**Instructions to follow**
Start at the line containing "Write a web", stop at the line containing "axisY = 553;", and please reproduce every line in between, both ends included, without pictures.

**Dataset content**
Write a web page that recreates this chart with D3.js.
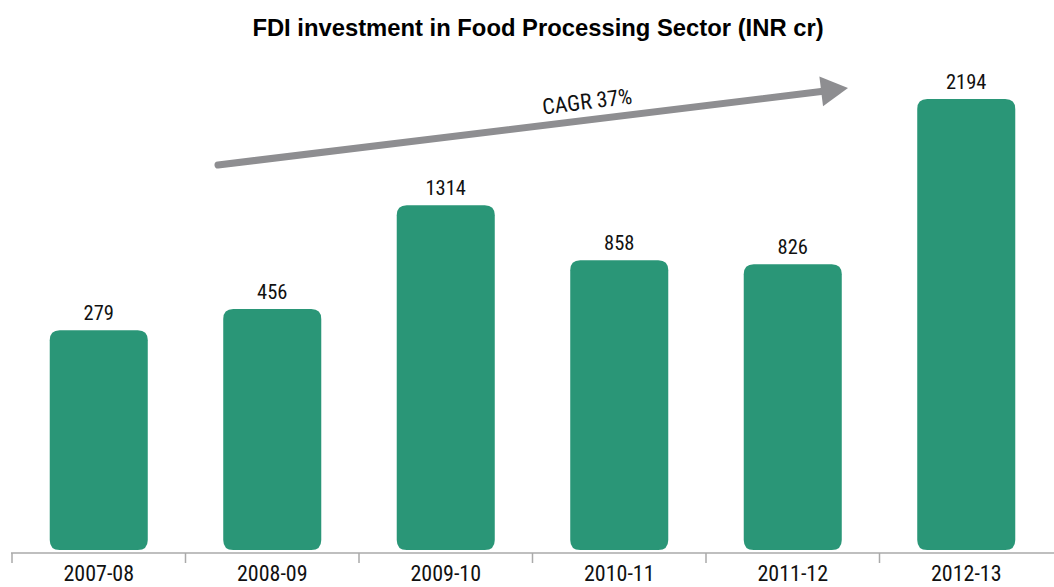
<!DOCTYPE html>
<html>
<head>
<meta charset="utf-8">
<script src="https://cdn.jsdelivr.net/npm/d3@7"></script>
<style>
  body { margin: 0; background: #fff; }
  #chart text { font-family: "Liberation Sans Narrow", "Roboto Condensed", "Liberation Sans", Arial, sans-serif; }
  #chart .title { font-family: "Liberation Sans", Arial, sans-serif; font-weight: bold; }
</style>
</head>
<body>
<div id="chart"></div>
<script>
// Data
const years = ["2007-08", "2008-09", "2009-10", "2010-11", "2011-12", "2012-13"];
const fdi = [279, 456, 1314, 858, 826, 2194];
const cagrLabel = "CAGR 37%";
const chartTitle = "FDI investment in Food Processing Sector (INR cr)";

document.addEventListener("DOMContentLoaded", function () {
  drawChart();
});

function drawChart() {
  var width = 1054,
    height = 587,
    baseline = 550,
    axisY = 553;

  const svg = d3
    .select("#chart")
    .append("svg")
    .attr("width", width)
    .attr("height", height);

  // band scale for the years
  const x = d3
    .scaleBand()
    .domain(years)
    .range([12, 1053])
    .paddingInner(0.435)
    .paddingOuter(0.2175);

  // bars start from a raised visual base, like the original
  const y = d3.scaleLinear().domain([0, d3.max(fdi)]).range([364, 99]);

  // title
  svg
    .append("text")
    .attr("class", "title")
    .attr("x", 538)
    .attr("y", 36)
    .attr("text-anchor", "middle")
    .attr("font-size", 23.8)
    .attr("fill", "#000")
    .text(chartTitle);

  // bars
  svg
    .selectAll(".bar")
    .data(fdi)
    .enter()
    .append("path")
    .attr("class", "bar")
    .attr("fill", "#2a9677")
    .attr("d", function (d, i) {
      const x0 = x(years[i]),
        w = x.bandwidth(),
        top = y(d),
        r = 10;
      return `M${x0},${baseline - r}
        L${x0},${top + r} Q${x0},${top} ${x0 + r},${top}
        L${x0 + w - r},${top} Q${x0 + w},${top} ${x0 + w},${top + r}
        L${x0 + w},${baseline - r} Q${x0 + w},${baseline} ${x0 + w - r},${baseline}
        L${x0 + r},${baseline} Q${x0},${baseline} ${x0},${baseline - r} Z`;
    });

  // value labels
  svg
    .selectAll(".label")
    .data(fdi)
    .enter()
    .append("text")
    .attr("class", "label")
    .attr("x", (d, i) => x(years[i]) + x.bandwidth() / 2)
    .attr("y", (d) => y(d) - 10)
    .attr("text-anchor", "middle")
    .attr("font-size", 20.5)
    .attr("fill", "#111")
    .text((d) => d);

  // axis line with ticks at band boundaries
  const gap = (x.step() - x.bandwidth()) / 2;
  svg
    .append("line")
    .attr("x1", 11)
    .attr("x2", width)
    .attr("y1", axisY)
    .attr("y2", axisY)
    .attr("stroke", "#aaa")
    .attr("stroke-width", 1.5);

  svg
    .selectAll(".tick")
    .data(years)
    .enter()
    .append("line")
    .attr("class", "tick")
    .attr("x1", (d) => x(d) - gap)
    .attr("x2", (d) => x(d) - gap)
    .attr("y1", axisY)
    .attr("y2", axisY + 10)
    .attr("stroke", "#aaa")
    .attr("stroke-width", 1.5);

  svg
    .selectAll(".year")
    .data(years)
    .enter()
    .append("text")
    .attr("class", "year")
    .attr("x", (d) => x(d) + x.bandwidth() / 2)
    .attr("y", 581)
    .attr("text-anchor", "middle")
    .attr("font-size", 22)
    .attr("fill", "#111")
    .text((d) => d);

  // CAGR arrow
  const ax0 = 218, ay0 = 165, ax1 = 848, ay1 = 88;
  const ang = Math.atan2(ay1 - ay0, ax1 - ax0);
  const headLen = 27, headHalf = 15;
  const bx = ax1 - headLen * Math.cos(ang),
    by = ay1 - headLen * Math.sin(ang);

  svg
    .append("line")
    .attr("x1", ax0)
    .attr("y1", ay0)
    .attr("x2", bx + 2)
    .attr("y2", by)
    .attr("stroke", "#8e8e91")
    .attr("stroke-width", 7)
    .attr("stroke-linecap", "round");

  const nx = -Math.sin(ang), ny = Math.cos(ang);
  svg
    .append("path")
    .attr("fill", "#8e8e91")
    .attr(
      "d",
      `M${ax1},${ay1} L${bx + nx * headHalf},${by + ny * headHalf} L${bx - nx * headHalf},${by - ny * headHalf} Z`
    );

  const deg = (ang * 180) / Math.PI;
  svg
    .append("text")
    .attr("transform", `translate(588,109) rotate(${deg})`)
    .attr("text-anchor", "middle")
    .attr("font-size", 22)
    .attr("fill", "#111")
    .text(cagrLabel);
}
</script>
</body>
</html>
---
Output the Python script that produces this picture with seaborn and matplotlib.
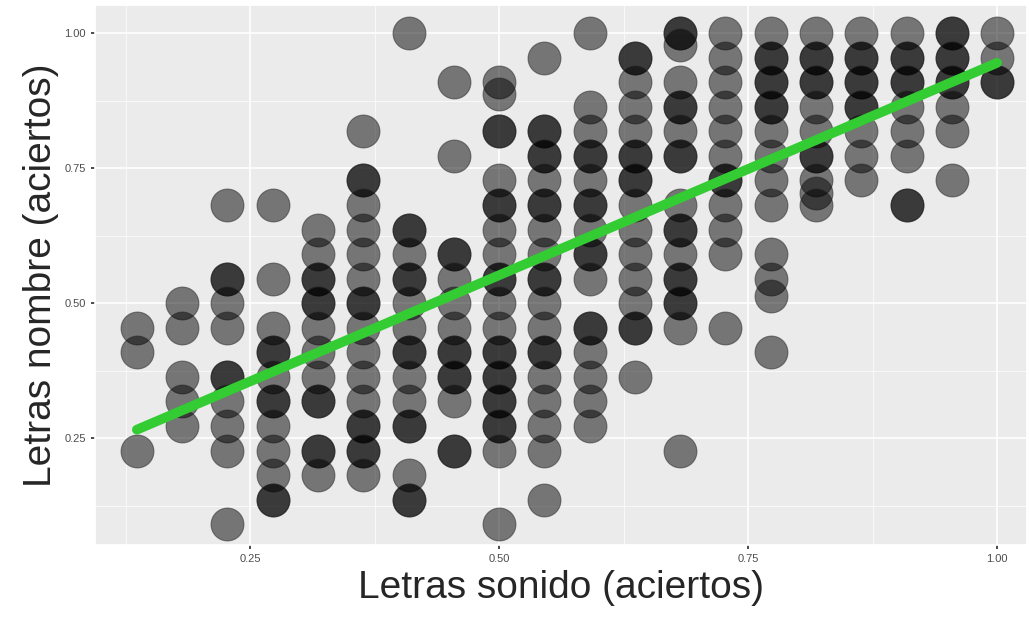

**Result**
Write a web page that recreates this chart with D3.js.
<!DOCTYPE html>
<html>
<head>
<meta charset="utf-8">
<script src="https://cdn.jsdelivr.net/npm/d3@7"></script>
<style>
  body { margin: 0; background: #fff; }
  #chart text { font-family: "Liberation Sans Narrow", "Roboto Condensed", "Liberation Sans", Arial, sans-serif; }
  #chart .title { font-family: "Liberation Sans", Arial, sans-serif; font-weight: bold; }
</style>
</head>
<body>
<div id="chart"></div>
<script>
// Data
const years = ["2007-08", "2008-09", "2009-10", "2010-11", "2011-12", "2012-13"];
const fdi = [279, 456, 1314, 858, 826, 2194];
const cagrLabel = "CAGR 37%";
const chartTitle = "FDI investment in Food Processing Sector (INR cr)";

document.addEventListener("DOMContentLoaded", function () {
  drawChart();
});

function drawChart() {
  var width = 1054,
    height = 587,
    baseline = 550,
    axisY = 553;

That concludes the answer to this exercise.